## Set problem
Below are the records; give again exactly the lines from the one containing "Convert this chart to pgfplots code." through the one containing "(0,0) rectangle (480.9mm,167.5mm);", leaving out pictures.

## Material for this exercise

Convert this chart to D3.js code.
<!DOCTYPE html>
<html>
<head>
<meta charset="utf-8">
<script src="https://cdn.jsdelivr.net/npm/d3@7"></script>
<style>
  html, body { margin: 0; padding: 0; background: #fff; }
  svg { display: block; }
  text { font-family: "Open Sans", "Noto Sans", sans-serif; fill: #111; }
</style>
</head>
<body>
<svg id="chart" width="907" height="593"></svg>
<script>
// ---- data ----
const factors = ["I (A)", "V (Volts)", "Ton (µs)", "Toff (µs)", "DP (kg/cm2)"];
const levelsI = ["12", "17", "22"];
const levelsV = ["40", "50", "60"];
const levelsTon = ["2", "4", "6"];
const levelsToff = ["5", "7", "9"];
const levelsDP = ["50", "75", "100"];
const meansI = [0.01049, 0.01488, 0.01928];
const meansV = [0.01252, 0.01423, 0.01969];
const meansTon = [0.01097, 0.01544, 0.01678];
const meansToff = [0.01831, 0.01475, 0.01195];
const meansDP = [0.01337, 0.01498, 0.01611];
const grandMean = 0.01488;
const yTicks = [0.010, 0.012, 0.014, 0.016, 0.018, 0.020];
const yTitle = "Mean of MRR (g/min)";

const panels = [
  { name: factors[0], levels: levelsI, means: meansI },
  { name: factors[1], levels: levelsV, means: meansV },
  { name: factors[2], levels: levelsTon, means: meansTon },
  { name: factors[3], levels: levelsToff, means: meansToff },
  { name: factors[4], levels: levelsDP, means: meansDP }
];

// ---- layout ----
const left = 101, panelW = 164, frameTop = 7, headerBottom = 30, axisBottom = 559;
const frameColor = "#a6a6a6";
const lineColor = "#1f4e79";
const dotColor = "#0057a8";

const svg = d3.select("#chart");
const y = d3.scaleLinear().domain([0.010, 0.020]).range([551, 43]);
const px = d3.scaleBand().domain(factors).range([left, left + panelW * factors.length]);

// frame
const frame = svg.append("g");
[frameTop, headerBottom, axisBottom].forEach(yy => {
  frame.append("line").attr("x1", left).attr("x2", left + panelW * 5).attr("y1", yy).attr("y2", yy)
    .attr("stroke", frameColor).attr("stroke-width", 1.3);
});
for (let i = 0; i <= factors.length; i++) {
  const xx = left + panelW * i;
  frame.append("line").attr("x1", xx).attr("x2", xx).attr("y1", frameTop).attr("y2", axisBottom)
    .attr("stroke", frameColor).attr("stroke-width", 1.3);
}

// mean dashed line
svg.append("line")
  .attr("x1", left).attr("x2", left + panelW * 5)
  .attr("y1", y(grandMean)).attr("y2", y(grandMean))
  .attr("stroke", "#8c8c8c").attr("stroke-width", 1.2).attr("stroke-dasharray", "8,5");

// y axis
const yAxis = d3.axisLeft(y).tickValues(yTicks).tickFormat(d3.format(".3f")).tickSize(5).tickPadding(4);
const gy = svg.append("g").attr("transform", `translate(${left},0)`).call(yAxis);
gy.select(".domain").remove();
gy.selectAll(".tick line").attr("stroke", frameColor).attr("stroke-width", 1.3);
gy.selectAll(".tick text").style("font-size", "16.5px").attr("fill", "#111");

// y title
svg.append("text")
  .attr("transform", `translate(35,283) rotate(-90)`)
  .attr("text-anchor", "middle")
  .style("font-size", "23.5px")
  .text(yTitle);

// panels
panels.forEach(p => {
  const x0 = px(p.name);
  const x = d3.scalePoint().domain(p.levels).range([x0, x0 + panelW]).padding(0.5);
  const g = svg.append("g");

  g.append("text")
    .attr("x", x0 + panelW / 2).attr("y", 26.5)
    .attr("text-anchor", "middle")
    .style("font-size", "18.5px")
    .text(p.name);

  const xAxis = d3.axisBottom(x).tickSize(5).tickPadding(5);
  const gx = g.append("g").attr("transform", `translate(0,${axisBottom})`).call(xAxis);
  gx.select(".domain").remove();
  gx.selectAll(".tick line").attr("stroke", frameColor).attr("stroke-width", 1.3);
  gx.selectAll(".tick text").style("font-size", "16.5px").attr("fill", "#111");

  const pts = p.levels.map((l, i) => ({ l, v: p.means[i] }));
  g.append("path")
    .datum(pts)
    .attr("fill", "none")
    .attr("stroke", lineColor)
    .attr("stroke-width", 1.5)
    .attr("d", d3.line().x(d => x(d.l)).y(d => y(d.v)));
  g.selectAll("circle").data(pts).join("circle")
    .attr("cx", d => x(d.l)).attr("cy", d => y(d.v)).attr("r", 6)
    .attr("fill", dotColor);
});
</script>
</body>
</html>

==

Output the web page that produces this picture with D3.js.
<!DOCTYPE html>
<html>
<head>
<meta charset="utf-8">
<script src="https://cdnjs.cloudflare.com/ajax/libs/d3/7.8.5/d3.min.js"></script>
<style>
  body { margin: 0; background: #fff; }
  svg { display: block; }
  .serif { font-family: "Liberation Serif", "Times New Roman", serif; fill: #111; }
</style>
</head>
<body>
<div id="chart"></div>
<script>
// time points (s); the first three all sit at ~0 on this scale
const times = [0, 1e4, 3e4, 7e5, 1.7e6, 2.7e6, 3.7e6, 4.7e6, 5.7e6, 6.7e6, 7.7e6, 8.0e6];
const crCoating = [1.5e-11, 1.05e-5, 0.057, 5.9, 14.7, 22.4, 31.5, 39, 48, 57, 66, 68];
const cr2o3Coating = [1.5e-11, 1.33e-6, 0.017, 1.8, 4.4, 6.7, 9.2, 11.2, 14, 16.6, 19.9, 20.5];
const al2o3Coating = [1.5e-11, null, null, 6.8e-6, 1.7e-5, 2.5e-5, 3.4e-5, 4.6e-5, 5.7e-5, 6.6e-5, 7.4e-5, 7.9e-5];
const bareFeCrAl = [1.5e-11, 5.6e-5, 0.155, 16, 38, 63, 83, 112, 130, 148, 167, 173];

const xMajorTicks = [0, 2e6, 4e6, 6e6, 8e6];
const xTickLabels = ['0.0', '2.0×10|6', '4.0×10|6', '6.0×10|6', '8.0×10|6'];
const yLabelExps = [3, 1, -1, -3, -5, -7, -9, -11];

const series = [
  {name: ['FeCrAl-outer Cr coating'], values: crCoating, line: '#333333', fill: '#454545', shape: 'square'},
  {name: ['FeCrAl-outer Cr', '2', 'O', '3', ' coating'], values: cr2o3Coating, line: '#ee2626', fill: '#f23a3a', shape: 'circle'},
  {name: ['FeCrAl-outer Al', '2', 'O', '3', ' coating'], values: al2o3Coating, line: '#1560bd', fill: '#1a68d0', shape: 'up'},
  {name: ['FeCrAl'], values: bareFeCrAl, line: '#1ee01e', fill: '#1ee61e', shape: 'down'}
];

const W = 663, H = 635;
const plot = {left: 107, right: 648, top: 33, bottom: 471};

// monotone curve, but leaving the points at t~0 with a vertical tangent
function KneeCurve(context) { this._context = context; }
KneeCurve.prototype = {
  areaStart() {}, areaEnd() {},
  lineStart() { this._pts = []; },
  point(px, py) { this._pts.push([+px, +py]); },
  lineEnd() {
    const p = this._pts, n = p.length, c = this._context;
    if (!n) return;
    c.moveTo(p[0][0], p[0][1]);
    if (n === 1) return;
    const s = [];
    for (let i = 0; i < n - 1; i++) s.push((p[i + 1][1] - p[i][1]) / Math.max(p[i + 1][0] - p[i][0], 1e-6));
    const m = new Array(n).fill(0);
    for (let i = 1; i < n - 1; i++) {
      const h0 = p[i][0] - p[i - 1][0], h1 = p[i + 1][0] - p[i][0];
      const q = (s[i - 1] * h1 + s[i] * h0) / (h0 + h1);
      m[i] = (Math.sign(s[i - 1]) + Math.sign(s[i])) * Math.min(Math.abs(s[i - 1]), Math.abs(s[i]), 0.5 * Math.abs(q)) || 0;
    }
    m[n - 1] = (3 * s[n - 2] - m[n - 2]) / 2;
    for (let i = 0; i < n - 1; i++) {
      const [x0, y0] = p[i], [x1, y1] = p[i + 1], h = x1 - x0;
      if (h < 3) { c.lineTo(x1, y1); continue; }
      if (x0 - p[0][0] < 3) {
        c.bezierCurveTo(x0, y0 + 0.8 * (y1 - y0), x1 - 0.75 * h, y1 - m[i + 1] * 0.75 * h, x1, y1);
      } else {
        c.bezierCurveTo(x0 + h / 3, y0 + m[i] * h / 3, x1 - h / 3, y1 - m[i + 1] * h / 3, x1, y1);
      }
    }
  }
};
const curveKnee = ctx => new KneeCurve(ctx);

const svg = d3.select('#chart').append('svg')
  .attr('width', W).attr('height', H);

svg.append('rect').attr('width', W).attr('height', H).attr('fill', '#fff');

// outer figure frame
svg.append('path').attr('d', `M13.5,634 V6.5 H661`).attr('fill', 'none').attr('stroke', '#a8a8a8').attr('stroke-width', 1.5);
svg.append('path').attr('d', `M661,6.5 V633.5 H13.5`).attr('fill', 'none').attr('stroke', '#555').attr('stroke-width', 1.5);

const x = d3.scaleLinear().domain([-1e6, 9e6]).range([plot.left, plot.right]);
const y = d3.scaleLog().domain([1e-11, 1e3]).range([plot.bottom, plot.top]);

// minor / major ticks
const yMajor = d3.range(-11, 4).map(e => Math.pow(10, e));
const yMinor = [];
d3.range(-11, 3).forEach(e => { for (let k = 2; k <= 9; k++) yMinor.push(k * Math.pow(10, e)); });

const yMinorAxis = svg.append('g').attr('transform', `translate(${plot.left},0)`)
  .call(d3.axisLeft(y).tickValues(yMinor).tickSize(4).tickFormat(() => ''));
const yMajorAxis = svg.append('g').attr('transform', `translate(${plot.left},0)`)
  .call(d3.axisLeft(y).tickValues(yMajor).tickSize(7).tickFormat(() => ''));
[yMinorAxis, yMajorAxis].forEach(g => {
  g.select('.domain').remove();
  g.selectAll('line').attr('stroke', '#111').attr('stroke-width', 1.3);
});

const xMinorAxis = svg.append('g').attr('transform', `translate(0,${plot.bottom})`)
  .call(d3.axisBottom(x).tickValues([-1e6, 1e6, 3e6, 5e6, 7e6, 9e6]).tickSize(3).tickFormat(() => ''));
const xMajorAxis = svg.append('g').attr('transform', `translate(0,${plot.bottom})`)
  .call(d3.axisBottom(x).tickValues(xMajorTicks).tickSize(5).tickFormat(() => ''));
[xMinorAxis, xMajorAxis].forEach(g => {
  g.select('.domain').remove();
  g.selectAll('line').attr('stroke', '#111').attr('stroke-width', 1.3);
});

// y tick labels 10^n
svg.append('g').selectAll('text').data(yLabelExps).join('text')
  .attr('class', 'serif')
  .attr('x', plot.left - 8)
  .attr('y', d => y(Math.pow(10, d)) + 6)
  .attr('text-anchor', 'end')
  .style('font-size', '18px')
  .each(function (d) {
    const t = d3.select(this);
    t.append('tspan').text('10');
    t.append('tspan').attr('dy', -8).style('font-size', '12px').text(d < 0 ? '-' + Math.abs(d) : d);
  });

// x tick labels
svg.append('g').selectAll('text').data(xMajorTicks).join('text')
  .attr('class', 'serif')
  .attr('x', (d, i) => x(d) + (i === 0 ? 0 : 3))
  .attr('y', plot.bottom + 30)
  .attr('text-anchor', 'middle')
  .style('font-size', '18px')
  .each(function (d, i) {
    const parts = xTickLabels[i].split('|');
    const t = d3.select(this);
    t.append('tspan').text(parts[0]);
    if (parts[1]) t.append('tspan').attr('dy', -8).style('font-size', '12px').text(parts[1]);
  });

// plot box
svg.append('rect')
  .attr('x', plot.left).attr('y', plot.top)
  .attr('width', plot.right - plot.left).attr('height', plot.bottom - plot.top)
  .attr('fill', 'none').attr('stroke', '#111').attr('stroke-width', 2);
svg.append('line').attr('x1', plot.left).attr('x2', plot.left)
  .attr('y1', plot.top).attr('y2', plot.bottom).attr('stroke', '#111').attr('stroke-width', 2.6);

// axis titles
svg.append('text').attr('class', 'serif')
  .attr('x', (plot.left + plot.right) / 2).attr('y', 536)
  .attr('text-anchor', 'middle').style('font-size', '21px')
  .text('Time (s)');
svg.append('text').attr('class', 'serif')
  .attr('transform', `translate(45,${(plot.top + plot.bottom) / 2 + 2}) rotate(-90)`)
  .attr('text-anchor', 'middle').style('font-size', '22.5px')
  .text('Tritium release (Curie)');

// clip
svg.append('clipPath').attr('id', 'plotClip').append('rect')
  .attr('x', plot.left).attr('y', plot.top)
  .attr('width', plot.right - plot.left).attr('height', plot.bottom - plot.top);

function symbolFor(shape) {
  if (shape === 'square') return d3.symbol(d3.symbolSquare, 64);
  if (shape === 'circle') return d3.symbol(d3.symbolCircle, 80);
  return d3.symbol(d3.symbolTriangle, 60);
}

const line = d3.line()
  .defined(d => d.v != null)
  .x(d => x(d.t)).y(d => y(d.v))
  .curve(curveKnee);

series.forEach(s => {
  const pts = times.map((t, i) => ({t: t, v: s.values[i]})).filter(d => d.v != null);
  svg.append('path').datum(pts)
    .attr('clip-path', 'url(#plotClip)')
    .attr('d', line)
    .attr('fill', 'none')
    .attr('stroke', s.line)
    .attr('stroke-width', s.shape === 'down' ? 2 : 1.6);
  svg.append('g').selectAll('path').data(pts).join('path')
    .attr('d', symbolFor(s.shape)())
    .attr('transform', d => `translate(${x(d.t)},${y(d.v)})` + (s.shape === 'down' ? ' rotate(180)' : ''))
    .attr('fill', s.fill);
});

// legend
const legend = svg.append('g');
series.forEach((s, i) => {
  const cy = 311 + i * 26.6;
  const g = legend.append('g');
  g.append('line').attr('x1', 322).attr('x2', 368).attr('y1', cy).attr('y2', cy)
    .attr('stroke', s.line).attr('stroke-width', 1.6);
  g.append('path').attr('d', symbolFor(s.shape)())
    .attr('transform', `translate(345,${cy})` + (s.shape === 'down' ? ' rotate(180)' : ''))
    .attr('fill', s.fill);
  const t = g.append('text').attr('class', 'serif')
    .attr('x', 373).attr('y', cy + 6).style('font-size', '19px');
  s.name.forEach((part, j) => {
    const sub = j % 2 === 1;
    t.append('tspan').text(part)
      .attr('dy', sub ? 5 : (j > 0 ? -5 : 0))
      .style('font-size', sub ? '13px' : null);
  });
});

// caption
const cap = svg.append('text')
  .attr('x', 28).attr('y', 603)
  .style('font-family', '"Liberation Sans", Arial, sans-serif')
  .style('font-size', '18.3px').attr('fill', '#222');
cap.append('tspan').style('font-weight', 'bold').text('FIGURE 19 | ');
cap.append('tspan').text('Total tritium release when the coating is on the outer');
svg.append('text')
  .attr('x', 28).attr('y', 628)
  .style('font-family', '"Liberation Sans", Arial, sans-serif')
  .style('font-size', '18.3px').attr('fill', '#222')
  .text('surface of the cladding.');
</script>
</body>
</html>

...

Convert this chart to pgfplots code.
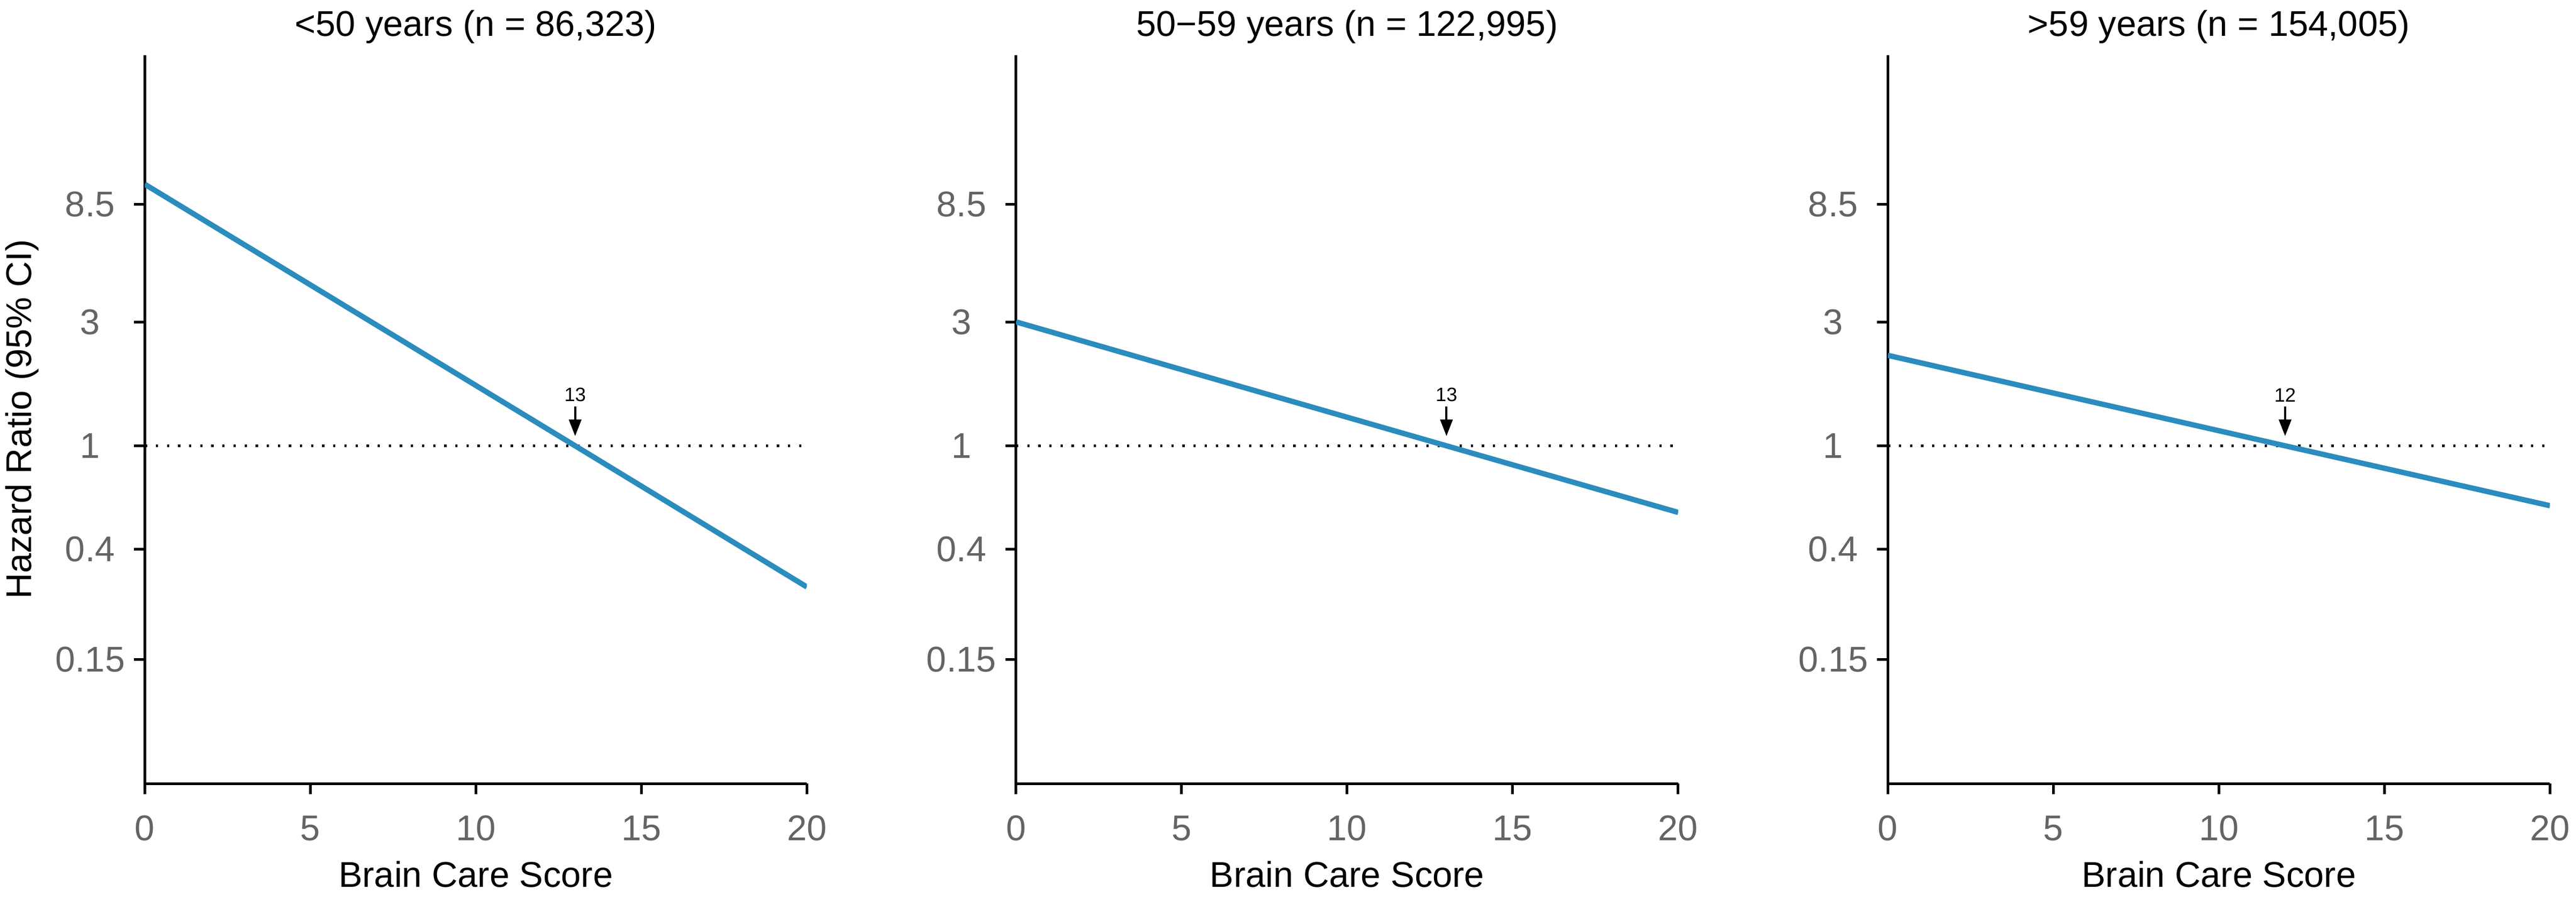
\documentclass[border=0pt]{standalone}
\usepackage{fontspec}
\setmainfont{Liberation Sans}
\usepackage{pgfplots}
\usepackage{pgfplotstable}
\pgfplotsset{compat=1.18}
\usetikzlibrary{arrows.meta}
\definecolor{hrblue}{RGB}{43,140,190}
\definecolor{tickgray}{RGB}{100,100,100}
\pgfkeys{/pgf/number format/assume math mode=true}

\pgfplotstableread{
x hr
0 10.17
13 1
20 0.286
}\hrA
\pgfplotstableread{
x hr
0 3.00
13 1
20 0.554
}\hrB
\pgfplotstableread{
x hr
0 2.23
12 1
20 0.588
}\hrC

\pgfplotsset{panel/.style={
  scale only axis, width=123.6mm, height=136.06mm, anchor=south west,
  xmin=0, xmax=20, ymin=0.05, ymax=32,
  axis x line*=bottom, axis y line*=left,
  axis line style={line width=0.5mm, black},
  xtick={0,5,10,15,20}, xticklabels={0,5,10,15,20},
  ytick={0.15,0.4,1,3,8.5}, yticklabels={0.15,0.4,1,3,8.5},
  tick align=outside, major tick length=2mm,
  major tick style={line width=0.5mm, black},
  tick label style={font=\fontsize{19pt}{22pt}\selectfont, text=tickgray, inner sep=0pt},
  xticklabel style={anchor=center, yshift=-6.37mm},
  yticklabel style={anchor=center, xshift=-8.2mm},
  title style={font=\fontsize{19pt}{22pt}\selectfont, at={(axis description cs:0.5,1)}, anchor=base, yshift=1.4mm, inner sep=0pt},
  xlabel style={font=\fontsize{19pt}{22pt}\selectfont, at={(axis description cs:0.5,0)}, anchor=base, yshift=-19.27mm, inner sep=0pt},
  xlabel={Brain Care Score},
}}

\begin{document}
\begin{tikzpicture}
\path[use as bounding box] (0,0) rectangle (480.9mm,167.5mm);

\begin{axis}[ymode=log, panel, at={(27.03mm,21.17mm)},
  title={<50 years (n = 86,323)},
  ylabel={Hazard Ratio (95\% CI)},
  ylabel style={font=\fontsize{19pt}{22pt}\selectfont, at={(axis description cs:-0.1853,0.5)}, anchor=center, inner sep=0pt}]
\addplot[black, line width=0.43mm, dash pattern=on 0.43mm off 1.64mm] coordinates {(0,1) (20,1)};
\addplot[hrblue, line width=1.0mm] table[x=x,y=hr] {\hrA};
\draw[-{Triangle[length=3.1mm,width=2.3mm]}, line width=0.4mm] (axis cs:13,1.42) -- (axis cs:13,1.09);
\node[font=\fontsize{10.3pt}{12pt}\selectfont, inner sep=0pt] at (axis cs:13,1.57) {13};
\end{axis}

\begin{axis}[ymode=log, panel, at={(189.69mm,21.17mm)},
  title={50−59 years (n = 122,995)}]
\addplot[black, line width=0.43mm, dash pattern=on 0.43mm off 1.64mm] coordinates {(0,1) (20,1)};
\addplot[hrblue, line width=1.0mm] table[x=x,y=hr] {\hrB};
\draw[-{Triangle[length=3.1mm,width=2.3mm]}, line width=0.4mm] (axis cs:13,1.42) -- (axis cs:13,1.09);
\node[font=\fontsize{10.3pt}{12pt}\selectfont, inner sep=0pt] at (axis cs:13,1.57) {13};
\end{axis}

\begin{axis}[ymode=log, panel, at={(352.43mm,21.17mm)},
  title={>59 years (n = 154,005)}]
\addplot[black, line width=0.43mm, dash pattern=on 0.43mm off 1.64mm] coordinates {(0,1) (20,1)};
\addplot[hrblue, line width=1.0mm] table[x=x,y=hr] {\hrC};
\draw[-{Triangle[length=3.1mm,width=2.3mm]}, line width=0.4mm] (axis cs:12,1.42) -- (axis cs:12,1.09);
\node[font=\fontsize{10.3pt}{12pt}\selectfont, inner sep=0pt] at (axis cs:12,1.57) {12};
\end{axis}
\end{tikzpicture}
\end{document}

## Reply
Convert this chart to pgfplots code.
\documentclass[border=0pt]{standalone}
\usepackage{fontspec}
\setmainfont{Liberation Sans}
\usepackage{pgfplots}
\usepackage{pgfplotstable}
\pgfplotsset{compat=1.18}
\usetikzlibrary{arrows.meta}
\definecolor{hrblue}{RGB}{43,140,190}
\definecolor{tickgray}{RGB}{100,100,100}
\pgfkeys{/pgf/number format/assume math mode=true}

\pgfplotstableread{
x hr
0 10.17
13 1
20 0.286
}\hrA
\pgfplotstableread{
x hr
0 3.00
13 1
20 0.554
}\hrB
\pgfplotstableread{
x hr
0 2.23
12 1
20 0.588
}\hrC

\pgfplotsset{panel/.style={
  scale only axis, width=123.6mm, height=136.06mm, anchor=south west,
  xmin=0, xmax=20, ymin=0.05, ymax=32,
  axis x line*=bottom, axis y line*=left,
  axis line style={line width=0.5mm, black},
  xtick={0,5,10,15,20}, xticklabels={0,5,10,15,20},
  ytick={0.15,0.4,1,3,8.5}, yticklabels={0.15,0.4,1,3,8.5},
  tick align=outside, major tick length=2mm,
  major tick style={line width=0.5mm, black},
  tick label style={font=\fontsize{19pt}{22pt}\selectfont, text=tickgray, inner sep=0pt},
  xticklabel style={anchor=center, yshift=-6.37mm},
  yticklabel style={anchor=center, xshift=-8.2mm},
  title style={font=\fontsize{19pt}{22pt}\selectfont, at={(axis description cs:0.5,1)}, anchor=base, yshift=1.4mm, inner sep=0pt},
  xlabel style={font=\fontsize{19pt}{22pt}\selectfont, at={(axis description cs:0.5,0)}, anchor=base, yshift=-19.27mm, inner sep=0pt},
  xlabel={Brain Care Score},
}}

\begin{document}
\begin{tikzpicture}
\path[use as bounding box] (0,0) rectangle (480.9mm,167.5mm);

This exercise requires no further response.